WHAT YOU HAVE TO DO: Omit all pictures. Copy the rest of the material exactly.

--- START DATA BLOCK ---

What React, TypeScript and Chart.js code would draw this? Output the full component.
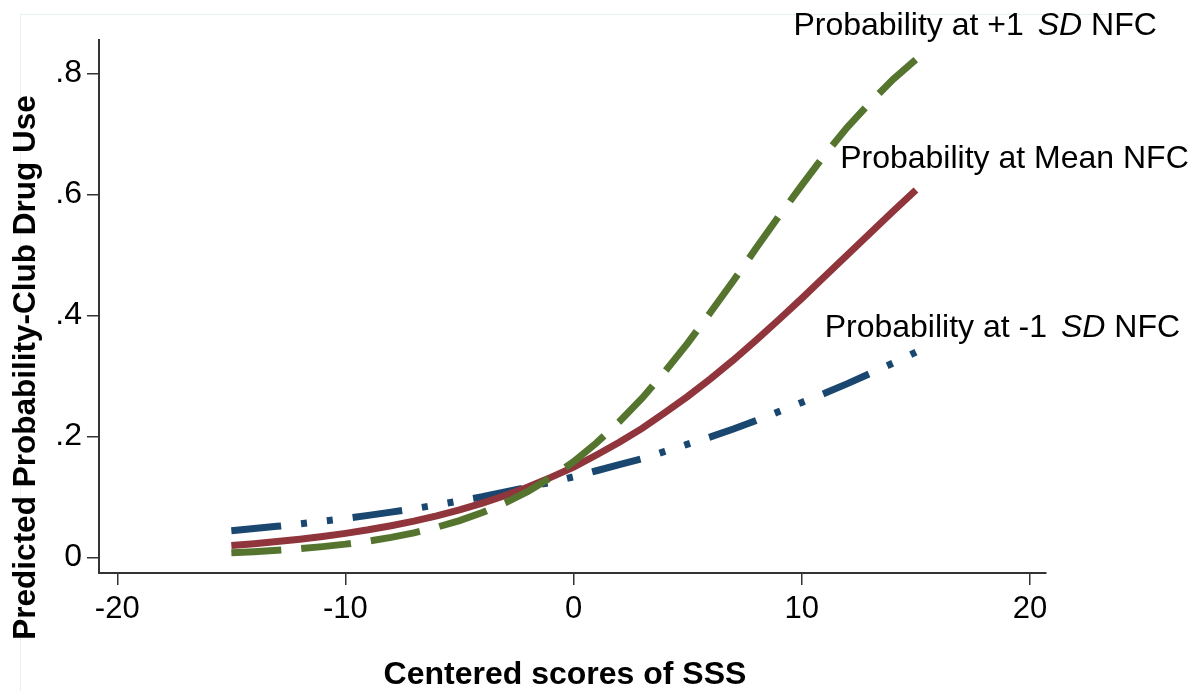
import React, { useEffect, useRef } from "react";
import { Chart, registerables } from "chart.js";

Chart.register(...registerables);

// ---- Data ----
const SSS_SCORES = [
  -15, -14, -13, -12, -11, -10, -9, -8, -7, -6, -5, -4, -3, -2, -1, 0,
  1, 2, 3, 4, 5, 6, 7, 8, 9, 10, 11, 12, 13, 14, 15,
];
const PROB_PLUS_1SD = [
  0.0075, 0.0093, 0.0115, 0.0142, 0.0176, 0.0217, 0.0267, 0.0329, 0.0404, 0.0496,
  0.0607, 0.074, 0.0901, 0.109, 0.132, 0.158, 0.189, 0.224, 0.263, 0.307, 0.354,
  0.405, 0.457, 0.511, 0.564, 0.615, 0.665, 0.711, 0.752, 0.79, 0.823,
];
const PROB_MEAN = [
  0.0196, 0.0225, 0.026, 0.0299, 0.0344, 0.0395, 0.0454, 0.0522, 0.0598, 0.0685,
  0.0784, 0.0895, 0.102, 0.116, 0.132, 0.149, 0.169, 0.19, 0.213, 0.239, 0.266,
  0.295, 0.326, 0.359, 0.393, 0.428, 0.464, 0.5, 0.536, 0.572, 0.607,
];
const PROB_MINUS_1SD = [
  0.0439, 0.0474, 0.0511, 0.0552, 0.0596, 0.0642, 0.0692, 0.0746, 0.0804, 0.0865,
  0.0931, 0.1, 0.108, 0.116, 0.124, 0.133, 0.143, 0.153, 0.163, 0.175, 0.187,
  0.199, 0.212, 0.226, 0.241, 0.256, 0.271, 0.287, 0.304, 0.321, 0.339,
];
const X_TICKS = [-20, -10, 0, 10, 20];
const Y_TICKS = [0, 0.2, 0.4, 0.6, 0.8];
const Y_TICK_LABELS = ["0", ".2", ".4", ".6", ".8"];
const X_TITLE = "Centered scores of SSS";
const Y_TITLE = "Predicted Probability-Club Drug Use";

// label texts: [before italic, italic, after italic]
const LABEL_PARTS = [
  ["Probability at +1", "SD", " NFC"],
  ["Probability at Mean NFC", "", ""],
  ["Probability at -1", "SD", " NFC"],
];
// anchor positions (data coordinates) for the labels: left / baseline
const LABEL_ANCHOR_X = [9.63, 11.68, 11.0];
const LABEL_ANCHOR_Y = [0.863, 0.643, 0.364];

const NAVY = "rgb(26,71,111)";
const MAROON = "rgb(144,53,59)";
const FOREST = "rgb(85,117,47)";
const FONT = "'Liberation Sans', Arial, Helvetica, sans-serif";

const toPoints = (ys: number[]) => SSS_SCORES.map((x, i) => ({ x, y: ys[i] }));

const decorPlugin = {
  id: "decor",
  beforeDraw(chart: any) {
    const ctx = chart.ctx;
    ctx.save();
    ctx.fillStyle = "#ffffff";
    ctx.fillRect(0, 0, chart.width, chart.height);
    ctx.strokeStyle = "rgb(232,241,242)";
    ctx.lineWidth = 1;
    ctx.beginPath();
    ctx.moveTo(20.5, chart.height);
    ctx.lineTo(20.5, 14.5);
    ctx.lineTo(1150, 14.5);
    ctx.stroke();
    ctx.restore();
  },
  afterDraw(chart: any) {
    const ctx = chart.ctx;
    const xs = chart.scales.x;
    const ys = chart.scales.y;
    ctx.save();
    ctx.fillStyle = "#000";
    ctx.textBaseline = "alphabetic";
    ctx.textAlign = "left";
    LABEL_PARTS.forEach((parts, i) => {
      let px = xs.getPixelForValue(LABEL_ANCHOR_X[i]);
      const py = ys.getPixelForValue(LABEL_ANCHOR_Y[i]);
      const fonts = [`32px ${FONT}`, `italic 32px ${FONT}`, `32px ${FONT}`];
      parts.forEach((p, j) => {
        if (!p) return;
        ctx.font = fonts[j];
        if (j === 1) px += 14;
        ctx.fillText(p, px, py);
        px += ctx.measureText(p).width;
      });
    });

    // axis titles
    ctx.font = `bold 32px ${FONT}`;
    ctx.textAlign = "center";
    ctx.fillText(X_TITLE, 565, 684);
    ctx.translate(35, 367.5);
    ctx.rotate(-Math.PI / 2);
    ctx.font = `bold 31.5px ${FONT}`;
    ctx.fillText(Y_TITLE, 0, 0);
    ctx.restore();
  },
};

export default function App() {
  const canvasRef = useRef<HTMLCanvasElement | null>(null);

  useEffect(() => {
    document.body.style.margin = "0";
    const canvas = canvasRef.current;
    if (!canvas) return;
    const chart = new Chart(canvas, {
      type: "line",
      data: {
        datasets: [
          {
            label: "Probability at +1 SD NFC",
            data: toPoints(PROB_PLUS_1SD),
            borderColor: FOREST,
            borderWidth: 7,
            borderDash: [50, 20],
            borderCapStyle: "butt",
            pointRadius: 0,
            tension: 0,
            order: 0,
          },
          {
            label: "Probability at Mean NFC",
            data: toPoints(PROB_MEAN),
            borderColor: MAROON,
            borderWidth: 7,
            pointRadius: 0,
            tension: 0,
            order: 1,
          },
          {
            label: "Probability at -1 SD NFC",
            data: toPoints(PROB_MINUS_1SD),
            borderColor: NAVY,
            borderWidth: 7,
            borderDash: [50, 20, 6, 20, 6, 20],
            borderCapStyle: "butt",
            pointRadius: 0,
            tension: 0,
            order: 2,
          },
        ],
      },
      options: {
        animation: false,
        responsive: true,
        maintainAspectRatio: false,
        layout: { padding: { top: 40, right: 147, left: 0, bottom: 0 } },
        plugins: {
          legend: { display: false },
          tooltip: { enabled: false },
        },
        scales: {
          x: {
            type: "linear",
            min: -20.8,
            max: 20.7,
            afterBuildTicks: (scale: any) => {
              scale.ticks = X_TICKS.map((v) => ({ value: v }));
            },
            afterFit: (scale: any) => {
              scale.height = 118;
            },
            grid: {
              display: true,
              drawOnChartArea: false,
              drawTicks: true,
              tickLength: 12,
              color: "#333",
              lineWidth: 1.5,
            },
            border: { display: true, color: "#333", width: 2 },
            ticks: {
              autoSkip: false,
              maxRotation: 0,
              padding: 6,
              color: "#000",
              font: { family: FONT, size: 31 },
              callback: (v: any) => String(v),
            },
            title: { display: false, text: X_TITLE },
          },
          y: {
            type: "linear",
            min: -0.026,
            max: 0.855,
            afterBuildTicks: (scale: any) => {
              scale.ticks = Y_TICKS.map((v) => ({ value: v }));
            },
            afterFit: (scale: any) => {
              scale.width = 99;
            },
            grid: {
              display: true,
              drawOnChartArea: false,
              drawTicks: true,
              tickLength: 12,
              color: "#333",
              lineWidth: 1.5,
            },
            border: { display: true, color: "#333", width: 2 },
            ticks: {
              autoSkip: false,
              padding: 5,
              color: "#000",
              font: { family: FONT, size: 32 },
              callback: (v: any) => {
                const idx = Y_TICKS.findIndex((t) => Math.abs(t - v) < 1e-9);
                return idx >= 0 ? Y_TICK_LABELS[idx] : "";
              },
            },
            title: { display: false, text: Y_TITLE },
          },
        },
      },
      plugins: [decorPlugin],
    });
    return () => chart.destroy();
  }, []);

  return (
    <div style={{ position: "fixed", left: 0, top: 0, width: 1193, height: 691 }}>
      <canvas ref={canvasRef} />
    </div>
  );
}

--- END DATA BLOCK ---

EXERCISE OUTPUT:
What React, TypeScript and Chart.js code would draw this? Output the full component.
import React, { useEffect, useRef } from "react";
import { Chart, registerables } from "chart.js";

Chart.register(...registerables);

// ---- Data ----
const SSS_SCORES = [
  -15, -14, -13, -12, -11, -10, -9, -8, -7, -6, -5, -4, -3, -2, -1, 0,
  1, 2, 3, 4, 5, 6, 7, 8, 9, 10, 11, 12, 13, 14, 15,
];
const PROB_PLUS_1SD = [
  0.0075, 0.0093, 0.0115, 0.0142, 0.0176, 0.0217, 0.0267, 0.0329, 0.0404, 0.0496,
  0.0607, 0.074, 0.0901, 0.109, 0.132, 0.158, 0.189, 0.224, 0.263, 0.307, 0.354,
  0.405, 0.457, 0.511, 0.564, 0.615, 0.665, 0.711, 0.752, 0.79, 0.823,
];
const PROB_MEAN = [
  0.0196, 0.0225, 0.026, 0.0299, 0.0344, 0.0395, 0.0454, 0.0522, 0.0598, 0.0685,
  0.0784, 0.0895, 0.102, 0.116, 0.132, 0.149, 0.169, 0.19, 0.213, 0.239, 0.266,
  0.295, 0.326, 0.359, 0.393, 0.428, 0.464, 0.5, 0.536, 0.572, 0.607,
];
const PROB_MINUS_1SD = [
  0.0439, 0.0474, 0.0511, 0.0552, 0.0596, 0.0642, 0.0692, 0.0746, 0.0804, 0.0865,
  0.0931, 0.1, 0.108, 0.116, 0.124, 0.133, 0.143, 0.153, 0.163, 0.175, 0.187,
  0.199, 0.212, 0.226, 0.241, 0.256, 0.271, 0.287, 0.304, 0.321, 0.339,
];
const X_TICKS = [-20, -10, 0, 10, 20];
const Y_TICKS = [0, 0.2, 0.4, 0.6, 0.8];
const Y_TICK_LABELS = ["0", ".2", ".4", ".6", ".8"];
const X_TITLE = "Centered scores of SSS";
const Y_TITLE = "Predicted Probability-Club Drug Use";

// label texts: [before italic, italic, after italic]
const LABEL_PARTS = [
  ["Probability at +1", "SD", " NFC"],
  ["Probability at Mean NFC", "", ""],
  ["Probability at -1", "SD", " NFC"],
];
// anchor positions (data coordinates) for the labels: left / baseline
const LABEL_ANCHOR_X = [9.63, 11.68, 11.0];
const LABEL_ANCHOR_Y = [0.863, 0.643, 0.364];

const NAVY = "rgb(26,71,111)";
const MAROON = "rgb(144,53,59)";
const FOREST = "rgb(85,117,47)";
const FONT = "'Liberation Sans', Arial, Helvetica, sans-serif";

const toPoints = (ys: number[]) => SSS_SCORES.map((x, i) => ({ x, y: ys[i] }));

const decorPlugin = {
  id: "decor",
  beforeDraw(chart: any) {
    const ctx = chart.ctx;
    ctx.save();
    ctx.fillStyle = "#ffffff";
    ctx.fillRect(0, 0, chart.width, chart.height);
    ctx.strokeStyle = "rgb(232,241,242)";
    ctx.lineWidth = 1;
    ctx.beginPath();
    ctx.moveTo(20.5, chart.height);
    ctx.lineTo(20.5, 14.5);
    ctx.lineTo(1150, 14.5);
    ctx.stroke();
    ctx.restore();
  },
  afterDraw(chart: any) {
    const ctx = chart.ctx;
    const xs = chart.scales.x;
    const ys = chart.scales.y;
    ctx.save();
    ctx.fillStyle = "#000";
    ctx.textBaseline = "alphabetic";
    ctx.textAlign = "left";
    LABEL_PARTS.forEach((parts, i) => {
      let px = xs.getPixelForValue(LABEL_ANCHOR_X[i]);
      const py = ys.getPixelForValue(LABEL_ANCHOR_Y[i]);
      const fonts = [`32px ${FONT}`, `italic 32px ${FONT}`, `32px ${FONT}`];
      parts.forEach((p, j) => {
        if (!p) return;
        ctx.font = fonts[j];
        if (j === 1) px += 14;
        ctx.fillText(p, px, py);
        px += ctx.measureText(p).width;
      });
    });

    // axis titles
    ctx.font = `bold 32px ${FONT}`;
    ctx.textAlign = "center";
    ctx.fillText(X_TITLE, 565, 684);
    ctx.translate(35, 367.5);
    ctx.rotate(-Math.PI / 2);
    ctx.font = `bold 31.5px ${FONT}`;
    ctx.fillText(Y_TITLE, 0, 0);
    ctx.restore();
  },
};

export default function App() {
  const canvasRef = useRef<HTMLCanvasElement | null>(null);

  useEffect(() => {
    document.body.style.margin = "0";
    const canvas = canvasRef.current;
    if (!canvas) return;
    const chart = new Chart(canvas, {
      type: "line",
      data: {
        datasets: [
          {
            label: "Probability at +1 SD NFC",
            data: toPoints(PROB_PLUS_1SD),
            borderColor: FOREST,
            borderWidth: 7,
            borderDash: [50, 20],
            borderCapStyle: "butt",
            pointRadius: 0,
            tension: 0,
            order: 0,
          },
          {
            label: "Probability at Mean NFC",
            data: toPoints(PROB_MEAN),
            borderColor: MAROON,
            borderWidth: 7,
            pointRadius: 0,
            tension: 0,
            order: 1,
          },
          {
            label: "Probability at -1 SD NFC",
            data: toPoints(PROB_MINUS_1SD),
            borderColor: NAVY,
            borderWidth: 7,
            borderDash: [50, 20, 6, 20, 6, 20],
            borderCapStyle: "butt",
            pointRadius: 0,
            tension: 0,
            order: 2,
          },
        ],
      },
      options: {
        animation: false,
        responsive: true,
        maintainAspectRatio: false,
        layout: { padding: { top: 40, right: 147, left: 0, bottom: 0 } },
        plugins: {
          legend: { display: false },
          tooltip: { enabled: false },
        },
        scales: {
          x: {
            type: "linear",
            min: -20.8,
            max: 20.7,
            afterBuildTicks: (scale: any) => {
              scale.ticks = X_TICKS.map((v) => ({ value: v }));
            },
            afterFit: (scale: any) => {
              scale.height = 118;
            },
            grid: {
              display: true,
              drawOnChartArea: false,
              drawTicks: true,
              tickLength: 12,
              color: "#333",
              lineWidth: 1.5,
            },
            border: { display: true, color: "#333", width: 2 },
            ticks: {
              autoSkip: false,
              maxRotation: 0,
              padding: 6,
              color: "#000",
              font: { family: FONT, size: 31 },
              callback: (v: any) => String(v),
            },
            title: { display: false, text: X_TITLE },
          },
          y: {
            type: "linear",
            min: -0.026,
            max: 0.855,
            afterBuildTicks: (scale: any) => {
              scale.ticks = Y_TICKS.map((v) => ({ value: v }));
            },
            afterFit: (scale: any) => {
              scale.width = 99;
            },
            grid: {
              display: true,
              drawOnChartArea: false,
              drawTicks: true,
              tickLength: 12,
              color: "#333",
              lineWidth: 1.5,
            },
            border: { display: true, color: "#333", width: 2 },
            ticks: {
              autoSkip: false,
              padding: 5,
              color: "#000",
              font: { family: FONT, size: 32 },
              callback: (v: any) => {
                const idx = Y_TICKS.findIndex((t) => Math.abs(t - v) < 1e-9);
                return idx >= 0 ? Y_TICK_LABELS[idx] : "";
              },
            },
            title: { display: false, text: Y_TITLE },
          },
        },
      },
      plugins: [decorPlugin],
    });
    return () => chart.destroy();
  }, []);

  return (
    <div style={{ position: "fixed", left: 0, top: 0, width: 1193, height: 691 }}>
      <canvas ref={canvasRef} />
    </div>
  );
}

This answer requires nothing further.